Socialism will be a society of equals where everyone’s basic needs for food, health care, housing and fulfilling work are satisfied; a society that will promote cooperation and harmony instead of competition. In the absence of the misery and deprivation created under capitalism it is inconceivable that crime would continue unabated.

But socialism will not merely reduce crime it will reduce the need for law itself. In socialism the means and instruments for producing and distributing wealth will be held in common for the use and benefit of everyone and placed under democratic control. Under such conditions the system of law that provides a pillar of the superstructure of capitalism – the enforcement of private property rights, facilitating accumulation of wealth and exchange through the money system and regulating the labour relationship – will be redundant, as will the coercive state which administers it.

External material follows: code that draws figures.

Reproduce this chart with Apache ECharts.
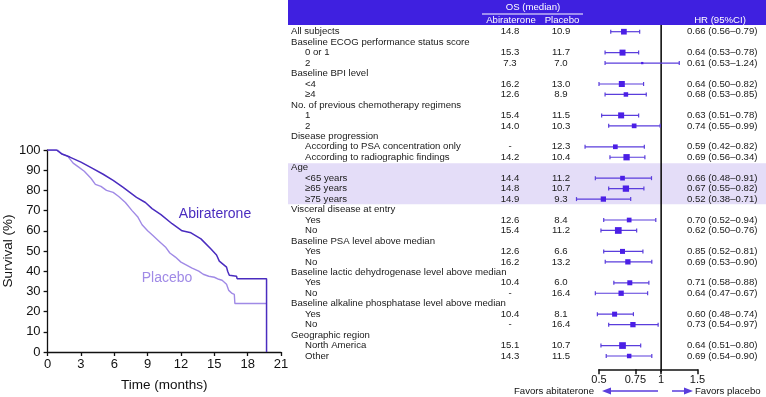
<!DOCTYPE html>
<html>
<head>
<meta charset="utf-8">
<script src="https://cdn.jsdelivr.net/npm/echarts@6/dist/echarts.min.js"></script>
<style>
  html, body { margin: 0; padding: 0; background: #fff; }
  #chart { width: 766px; height: 397px; }
</style>
</head>
<body>
<div id="chart"></div>
<script>
// Kaplan-Meier curves (time in months, survival %)
const abiTime = [0, 0.8, 1.3, 2.0, 3.0, 4.0, 5.0, 5.9, 6.8, 7.4, 8.0, 8.8, 9.4, 10.2, 11.2, 12.1, 12.9, 13.8, 14.7, 15.2, 15.45, 16.1, 16.2, 16.35, 17.0, 17.05, 19.7, 19.7];
const abiSurv = [100, 100, 98, 96.5, 94, 91, 88, 85, 81.5, 79, 76.5, 74, 71, 68, 63.5, 60, 59, 56, 51, 48, 45, 42, 40, 38, 37.5, 36.3, 36.3, 0];
const plaTime = [0, 0.9, 1.3, 1.8, 2.3, 2.8, 3.3, 3.9, 4.3, 4.8, 5.3, 5.9, 6.4, 7.0, 7.6, 8.1, 8.5, 9.0, 9.5, 10.0, 10.6, 11.0, 11.5, 12.0, 12.5, 13.0, 13.6, 14.0, 14.5, 15.0, 15.4, 15.7, 16.1, 16.3, 16.6, 16.8, 16.85, 19.7];
const plaSurv = [100, 100, 98, 97, 93.5, 91.5, 89.5, 86, 83, 82, 80, 79, 77, 74, 70, 67, 63, 60, 57.5, 55, 52, 49, 47, 44.5, 43, 41.5, 40, 38.5, 37.5, 37, 36, 35.5, 33.5, 30.5, 29, 28.5, 24, 24];

// forest plot rows
const rowLabels = ['All subjects', 'Baseline ECOG performance status score', '0 or 1', '2',
  'Baseline BPI level', '<4', '≥4', 'No. of previous chemotherapy regimens', '1', '2',
  'Disease progression', 'According to PSA concentration only', 'According to radiographic findings',
  'Age', '<65 years', '≥65 years', '≥75 years', 'Visceral disease at entry', 'Yes', 'No',
  'Baseline PSA level above median', 'Yes', 'No', 'Baseline lactic dehydrogenase level above median', 'Yes', 'No',
  'Baseline alkaline phosphatase level above median', 'Yes', 'No', 'Geographic region', 'North America', 'Other'];
const rowLevel = [0, 0, 1, 1, 0, 1, 1, 0, 1, 1, 0, 1, 1, 0, 1, 1, 1, 0, 1, 1, 0, 1, 1, 0, 1, 1, 0, 1, 1, 0, 1, 1];
const abiMedian = ['14.8', '', '15.3', '7.3', '', '16.2', '12.6', '', '15.4', '14.0', '', '-', '14.2', '', '14.4', '14.8', '14.9', '', '12.6', '15.4', '', '12.6', '16.2', '', '10.4', '-', '', '10.4', '-', '', '15.1', '14.3'];
const plaMedian = ['10.9', '', '11.7', '7.0', '', '13.0', '8.9', '', '11.5', '10.3', '', '12.3', '10.4', '', '11.2', '10.7', '9.3', '', '8.4', '11.2', '', '6.6', '13.2', '', '6.0', '16.4', '', '8.1', '16.4', '', '10.7', '11.5'];
const hrLabel = ['0.66 (0.56–0.79)', '', '0.64 (0.53–0.78)', '0.61 (0.53–1.24)', '', '0.64 (0.50–0.82)', '0.68 (0.53–0.85)', '',
  '0.63 (0.51–0.78)', '0.74 (0.55–0.99)', '', '0.59 (0.42–0.82)', '0.69 (0.56–0.34)', '', '0.66 (0.48–0.91)', '0.67 (0.55–0.82)',
  '0.52 (0.38–0.71)', '', '0.70 (0.52–0.94)', '0.62 (0.50–0.76)', '', '0.85 (0.52–0.81)', '0.69 (0.53–0.90)', '',
  '0.71 (0.58–0.88)', '0.64 (0.47–0.67)', '', '0.60 (0.48–0.74)', '0.73 (0.54–0.97)', '', '0.64 (0.51–0.80)', '0.69 (0.54–0.90)'];
// plotted markers as drawn
const hrPoint = [0.66, null, 0.65, 0.81, null, 0.645, 0.675, null, 0.64, 0.74, null, 0.60, 0.68, null, 0.65, 0.675, 0.525, null, 0.70, 0.62, null, 0.65, 0.69, null, 0.705, 0.64, null, 0.595, 0.73, null, 0.65, 0.70];
const ciLow = [0.57, null, 0.535, 0.535, null, 0.50, 0.535, null, 0.515, 0.557, null, 0.428, 0.565, null, 0.48, 0.557, 0.389, null, 0.527, 0.511, null, 0.527, 0.536, null, 0.59, 0.48, null, 0.491, 0.557, null, 0.511, 0.542];
const ciHigh = [0.787, null, 0.778, 1.224, null, 0.822, 0.847, null, 0.778, 0.989, null, 0.829, 0.834, null, 0.898, 0.825, 0.712, null, 0.942, 0.761, null, 0.816, 0.901, null, 0.872, 0.86, null, 0.734, 0.967, null, 0.796, 0.901];
const weight = [57, null, 60, 23, null, 60, 45, null, 60, 47, null, 47, 63, null, 47, 63, 53, null, 47, 67, null, 50, 53, null, 50, 53, null, 50, 53, null, 67, 45];
const hrTicks = [0.5, 0.75, 1, 1.5];
const hrRef = [1];
const ageRows = [13, 16];

const FONT = '"Liberation Sans", Arial, Helvetica, sans-serif';
const DARK = '#4a2cbf';
const LIGHT = '#a08ae6';
const HEAD = '#3f20e0';
const MARK = '#4b1fe6';
const CI = '#5a3ddc';

const chart = echarts.init(document.getElementById('chart'));

const forestData = [];
hrPoint.forEach((v, i) => {
  if (v != null) forestData.push([i, v, ciLow[i], ciHigh[i], weight[i]]);
});

const txt = (x, y, text, fill, size, align) => ({
  type: 'text', x: x, y: y,
  style: { text: text, fill: fill, font: size + 'px ' + FONT, textAlign: align, textVerticalAlign: 'middle', align: align, verticalAlign: 'middle' }
});

const option = {
  animation: false,
  textStyle: { fontFamily: FONT },
  grid: [
    { left: 43.3, top: 150, width: 237.7, height: 203.3 },
    { left: 599, top: 25, width: 98.5, height: 344.3 }
  ],
  xAxis: [
    {
      gridIndex: 0, type: 'value', min: 0, max: 21, interval: 3,
      name: 'Time (months)', nameLocation: 'middle', nameGap: 26,
      nameTextStyle: { fontSize: 13.5, color: '#111', fontFamily: FONT },
      axisLine: { lineStyle: { color: '#111', width: 1.3 } },
      axisTick: { length: 4, lineStyle: { color: '#111', width: 1.3 } },
      axisLabel: { fontSize: 13, color: '#111', margin: 6, fontFamily: FONT },
      splitLine: { show: false }
    },
    {
      gridIndex: 1, type: 'log', logBase: 10, min: 0.5, max: 1.5,
      axisLine: { onZero: false, lineStyle: { color: '#111', width: 1.5 } },
      axisTick: { customValues: hrTicks, length: 5, lineStyle: { color: '#111', width: 1.5 } },
      axisLabel: {
        customValues: hrTicks, fontSize: 11, color: '#111', margin: 5, fontFamily: FONT,
        formatter: v => String(+(+v).toFixed(2))
      },
      splitLine: { show: false }
    }
  ],
  yAxis: [
    {
      gridIndex: 0, type: 'value', min: 0, max: 100, interval: 10,
      name: 'Survival (%)', nameLocation: 'middle', nameGap: 30, nameRotate: 90,
      nameTextStyle: { fontSize: 13.5, color: '#111', fontFamily: FONT },
      axisLine: { show: true, lineStyle: { color: '#111', width: 1.3 } },
      axisTick: { show: true, length: 4, lineStyle: { color: '#111', width: 1.3 } },
      axisLabel: { fontSize: 13, color: '#111', margin: 7, fontFamily: FONT },
      splitLine: { show: false }
    },
    {
      gridIndex: 1, type: 'value', inverse: true, min: -0.64, max: 32.27, show: false
    }
  ],
  graphic: [
    { type: 'rect', shape: { x: 288, y: 0, width: 478, height: 25 }, style: { fill: HEAD }, z: 1 },
    Object.assign(txt(533, 7.5, 'OS (median)', '#fff', 9.6, 'center'), { z: 2 }),
    { type: 'line', shape: { x1: 482, y1: 14, x2: 583, y2: 14 }, style: { stroke: '#fff', lineWidth: 1 }, z: 2 },
    Object.assign(txt(511, 20.5, 'Abiraterone', '#fff', 9.6, 'center'), { z: 2 }),
    Object.assign(txt(562, 20.5, 'Placebo', '#fff', 9.6, 'center'), { z: 2 }),
    Object.assign(txt(720, 20.5, 'HR (95%CI)', '#fff', 9.6, 'center'), { z: 2 }),
    txt(594, 391, 'Favors abitaterone', '#111', 9.6, 'right'),
    txt(695, 391, 'Favors placebo', '#111', 9.6, 'left'),
    { type: 'line', shape: { x1: 658, y1: 391, x2: 609, y2: 391 }, style: { stroke: CI, lineWidth: 1.5 } },
    { type: 'polygon', shape: { points: [[602, 391], [611, 387.5], [611, 394.5]] }, style: { fill: CI } },
    { type: 'line', shape: { x1: 672, y1: 391, x2: 686, y2: 391 }, style: { stroke: CI, lineWidth: 1.5 } },
    { type: 'polygon', shape: { points: [[693, 391], [684, 387.5], [684, 394.5]] }, style: { fill: CI } },
    txt(215, 214, 'Abiraterone', DARK, 14, 'center'),
    txt(167, 278, 'Placebo', LIGHT, 14, 'center')
  ],
  series: [
    {
      type: 'line', xAxisIndex: 0, yAxisIndex: 0, name: 'Placebo',
      data: plaTime.map((t, i) => [t, plaSurv[i]]),
      showSymbol: false, lineStyle: { color: LIGHT, width: 1.4 }, z: 3
    },
    {
      type: 'line', xAxisIndex: 0, yAxisIndex: 0, name: 'Abiraterone',
      data: abiTime.map((t, i) => [t, abiSurv[i]]),
      showSymbol: false, lineStyle: { color: DARK, width: 1.5 }, z: 4
    },
    {
      // Age highlight band
      type: 'custom', xAxisIndex: 1, yAxisIndex: 1, z: 0, silent: true,
      data: [ageRows],
      renderItem: (params, api) => {
        const y1 = api.coord([1, api.value(0) - 0.42])[1];
        const y2 = api.coord([1, api.value(1) + 0.5])[1];
        return { type: 'rect', shape: { x: 288, y: y1, width: 478, height: y2 - y1 }, style: { fill: '#e4ddf8' } };
      }
    },
    {
      // row texts
      type: 'custom', xAxisIndex: 1, yAxisIndex: 1, z: 2, silent: true,
      data: rowLabels.map((_, i) => [i]),
      renderItem: (params, api) => {
        const i = api.value(0);
        const y = api.coord([1, i])[1];
        return {
          type: 'group',
          children: [
            txt(rowLevel[i] ? 305 : 291, y, rowLabels[i], '#1a1a1a', 9.6, 'left'),
            txt(510, y, abiMedian[i], '#1a1a1a', 9.6, 'center'),
            txt(561, y, plaMedian[i], '#1a1a1a', 9.6, 'center'),
            txt(687, y, hrLabel[i], '#1a1a1a', 9.6, 'left')
          ]
        };
      }
    },
    {
      // line of no effect
      type: 'custom', xAxisIndex: 1, yAxisIndex: 1, z: 4, silent: true,
      data: hrRef.map(v => [v]),
      renderItem: (params, api) => {
        const a = api.coord([api.value(0), -0.64]);
        const b = api.coord([api.value(0), 32.27]);
        return { type: 'line', shape: { x1: a[0], y1: a[1], x2: b[0], y2: b[1] + 3 }, style: { stroke: '#111', lineWidth: 1.6 } };
      }
    },
    {
      // HR markers with 95% CI
      type: 'custom', xAxisIndex: 1, yAxisIndex: 1, z: 5, silent: true,
      data: forestData,
      renderItem: (params, api) => {
        const i = api.value(0);
        const p = api.coord([api.value(1), i]);
        const lo = api.coord([api.value(2), i]);
        const hi = api.coord([api.value(3), i]);
        const s = api.value(4) / 10;
        return {
          type: 'group',
          children: [
            { type: 'line', shape: { x1: lo[0], y1: p[1], x2: hi[0], y2: p[1] }, style: { stroke: CI, lineWidth: 1.2 } },
            { type: 'line', shape: { x1: lo[0], y1: p[1] - 2, x2: lo[0], y2: p[1] + 2 }, style: { stroke: CI, lineWidth: 1.2 } },
            { type: 'line', shape: { x1: hi[0], y1: p[1] - 2, x2: hi[0], y2: p[1] + 2 }, style: { stroke: CI, lineWidth: 1.2 } },
            { type: 'rect', shape: { x: p[0] - s / 2, y: p[1] - s / 2, width: s, height: s }, style: { fill: MARK } }
          ]
        };
      }
    }
  ]
};
chart.setOption(option);
</script>
</body>
</html>
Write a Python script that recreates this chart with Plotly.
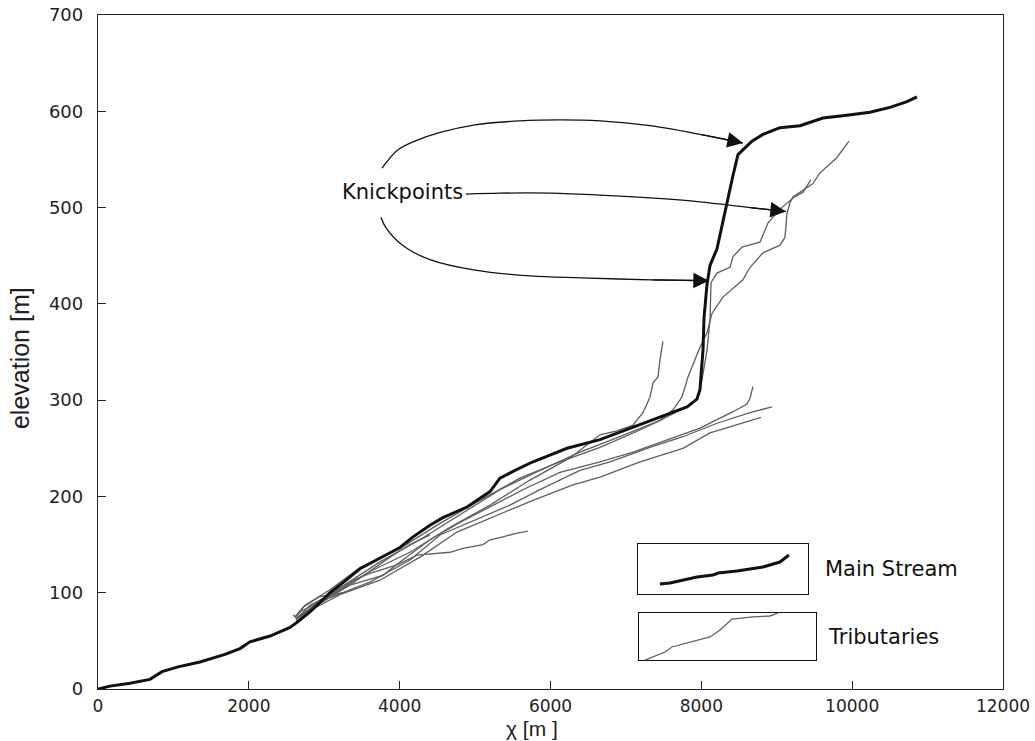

But capitalist law is not the totality of law and a society without any enforceable norms of behaviour would amount to a kind of tyranny of the individual and, as such, would not meet the definition of a civilised society. Socially-useful rules regulating human relationships and our relationship with the broader environment will persist in socialism. Enforceable rules and regulations which prohibit certain conduct towards environmental destruction and such things as violence, rape, drunk driving, child abuse and similar will continue in a socialist society, but its purpose will be to serve the interests of society as a whole, not the capitalist class. Such rules and regulations will be conceived and administered by members of the community as part of its democratic structures and adjudicated by ordinary people, perhaps through an expansion of the jury system, or similar. They will not be punitive, but rather restorative and rehabilitative to facilitate social inclusion.

The message to Priti Patel is clear. If she is serious about reducing crime she should become a socialist.